Synod members who had planned to propose a motion aimed at beginning the process of rehabilitating Bell’s reputation have decided to shelve it as a result.

The motion, which is currently being assessed by Church of England lawyers, would not have been discussed at this month’s meeting but would have been added to the agenda for later meetings had it received enough support.

But its proposer David Lamming, a lay member from the diocese of St Edmundsbury & Ipswich said he had decided to “put it on ice” following the disclosure of the new allegation.

Motions must receive 100 signatures in order to be added to the potential agenda for future events.

Mr Lamming told the Daily Telegraph: “I don’t think I can ask Synod to sign something that they are uncomfortable with in the light of this recent development.”

Dr Ruth Hildebrandt Grayson, the daughter of Bishop Bell’s friend Franz Hildebrandt, said the development made her “question [Welby’s] leadership”.

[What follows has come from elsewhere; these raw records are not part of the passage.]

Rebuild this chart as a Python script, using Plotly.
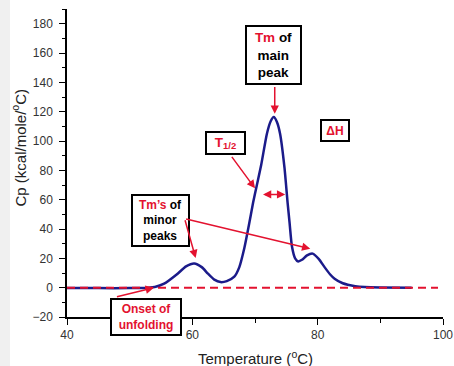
import plotly.graph_objects as go

# Temperature (°C) and heat capacity Cp (kcal/mole/°C)
temperature = [40, 45, 50, 53, 54, 55.5, 57.5, 59, 60.3, 61.5, 62.5, 63.5, 64.5, 65.5,
               66.7, 67.5, 68.3, 69, 69.7, 70.3, 71, 71.9, 72.5, 73, 73.5, 74, 74.7,
               75.2, 75.5, 75.9, 76.4, 76.9, 77.5, 78.3, 79.2, 80.2, 81.1, 82, 82.7,
               84, 84.8, 86, 87.5, 90, 95]
cp = [-0.3, -0.3, -0.3, 0, 0.4, 2.7, 9, 14.5, 16.5, 14, 9.5, 5.5, 3.8, 4.5,
      7.5, 14, 27, 42, 58, 70, 84, 105, 113.5, 116.3, 113, 105, 82,
      58, 45, 28, 20, 17.9, 19, 22, 23.2, 19.5, 14, 9, 6.1,
      3, 2, 1, 0.4, 0.1, 0]

baseline_t = [40, 99.2]
baseline_cp = [0, 0]

x_ticks = [40, 60, 80, 100]
y_ticks = [-20, 0, 20, 40, 60, 80, 100, 120, 140, 160, 180]

RED = "#e3122f"
NAVY = "#1b1b8a"

fig = go.Figure()
fig.add_trace(go.Scatter(x=temperature, y=cp, mode="lines",
                         line=dict(color=NAVY, width=2.5, shape="spline", smoothing=0.6),
                         hoverinfo="skip"))
fig.add_trace(go.Scatter(x=baseline_t, y=baseline_cp, mode="lines",
                         line=dict(color=RED, width=2, dash="8px,5px"),
                         hoverinfo="skip"))

W, H = 454, 366
L, R, T, B = 67, 11, 9, 49
pw, ph = W - L - R, H - T - B

fig.update_layout(
    width=W, height=H,
    margin=dict(l=L, r=R, t=T, b=B),
    paper_bgcolor="white", plot_bgcolor="white",
    showlegend=False,
    font=dict(family="Liberation Sans, Arial, sans-serif", color="#333333", size=12),
)
fig.update_xaxes(range=[40, 100], tickvals=x_ticks, showgrid=False, zeroline=False,
                 automargin=False,
                 showline=True, linecolor="black", linewidth=1.5,
                 ticks="outside", ticklen=6, tickwidth=1.2, tickcolor="black",
                 minor=dict(dtick=10, ticks="outside", ticklen=4, tickwidth=1.2, tickcolor="black"),
                 tickfont=dict(size=12, color="#333333"))
fig.update_yaxes(range=[-20, 190], tickvals=y_ticks, showgrid=False, zeroline=False,
                 automargin=False,
                 showline=True, linecolor="black", linewidth=1.5,
                 ticks="outside", ticklen=6, tickwidth=1.2, tickcolor="black",
                 minor=dict(dtick=10, ticks="outside", ticklen=3, tickwidth=1.2, tickcolor="black"),
                 tickfont=dict(size=12, color="#333333"), ticklabelstandoff=4)

# left grey strip of the page
fig.add_shape(type="rect", xref="paper", yref="paper",
              x0=-L / pw, x1=(10 - L) / pw, y0=-B / ph - 0.01, y1=1 + T / ph + 0.01,
              fillcolor="#f0f0f0", line_width=0, layer="below")

# axis titles
fig.add_annotation(xref="paper", yref="paper", x=(18.5 - L) / pw, y=(H - B - 148) / ph,
                   text="Cp (kcal/mole/<sup>o</sup>C)", textangle=-90, showarrow=False,
                   font=dict(size=15, color="#222222"), xanchor="center", yanchor="middle")
fig.add_annotation(xref="paper", yref="paper", x=0.5, y=(H - B - 357) / ph,
                   text="Temperature (<sup>o</sup>C)", showarrow=False,
                   font=dict(size=15, color="#222222"), xanchor="center", yanchor="middle")

BOLD = dict(family="Liberation Sans, Arial, sans-serif", color="black")


def box(x, y, text, w, h, size):
    fig.add_annotation(x=x, y=y, text=text, showarrow=False, width=w - 4, height=h - 4,
                       bordercolor="black", borderwidth=2, borderpad=0, bgcolor="white",
                       align="center", valign="middle",
                       font=dict(BOLD, size=size))


def arrow(x0, y0, x1, y1, side="end"):
    fig.add_annotation(x=x1, y=y1, ax=x0, ay=y0, axref="x", ayref="y", text="",
                       showarrow=True, arrowhead=2, arrowsize=1.1, arrowwidth=1.5,
                       arrowcolor=RED, arrowside=side, standoff=0, startstandoff=0)


# Tm of main peak
box(72.96, 158.7, f"<b><span style='color:{RED}'>Tm</span> of<br>main<br>peak</b>", 57, 60, 13.5)
arrow(73.15, 137.9, 73.15, 118.6)

# T1/2
box(65.28, 98.7, f"<b><span style='color:{RED}'>T<sub>1/2</sub></span></b>", 41, 24, 13.5)
arrow(66.13, 90.2, 70.0, 67.7)
arrow(71.04, 63.6, 74.82, 63.6, side="end+start")

# Delta H
box(82.8, 107.4, f"<b><span style='color:{RED}'>ΔH</span></b>", 30, 23, 12)

# Tm's of minor peaks
box(54.88, 45.9, f"<b><span style='color:{RED}'>Tm’s</span> of<br>minor<br>peaks</b>", 59, 53, 12)
arrow(58.77, 47.0, 60.53, 20.2)
arrow(58.77, 47.0, 78.82, 26.6)

# Onset of unfolding
box(52.67, -19.9, f"<b><span style='color:{RED}'>Onset of<br>unfolding</span></b>", 72, 38, 12)
arrow(47.73, -6.4, 53.86, 0)

fig.write_html("out.html")
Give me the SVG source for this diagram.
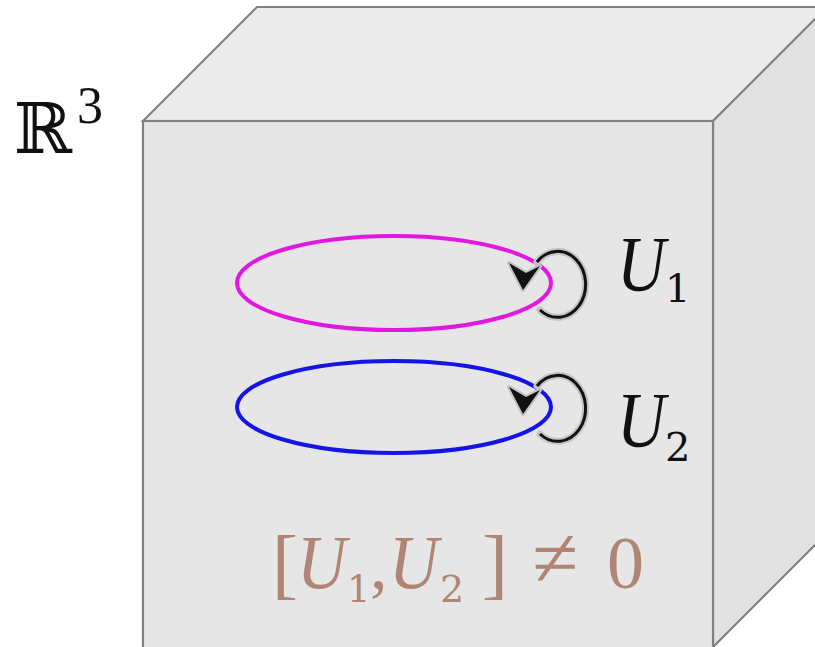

“I’m quite sure it was to distract attention away from the pressure that was building on Justin Welby to apologise for his earlier statement,” she said. 

“An Archbishop has to be able to take a bit of embarrassment, he has got to be able to say that he’s got it wrong.”

Professor Andrew Chandler, Bell’s biographer, said: “People will assume that there is some manipulation at work in all this, and whether that is true or not I don’t know.

“In the intensely political context in which all of this has emerged, it’s natural for people to have these suspicions, but it’s the Church that has created this context.”

In a statement released on Wednesday, Bishop Peter Hancock, the Church of England’s lead Safeguarding bishop said the announcement was made “in light of General Synod questions that need to be responded to and the reference to the case in the IICSA hearing yesterday”.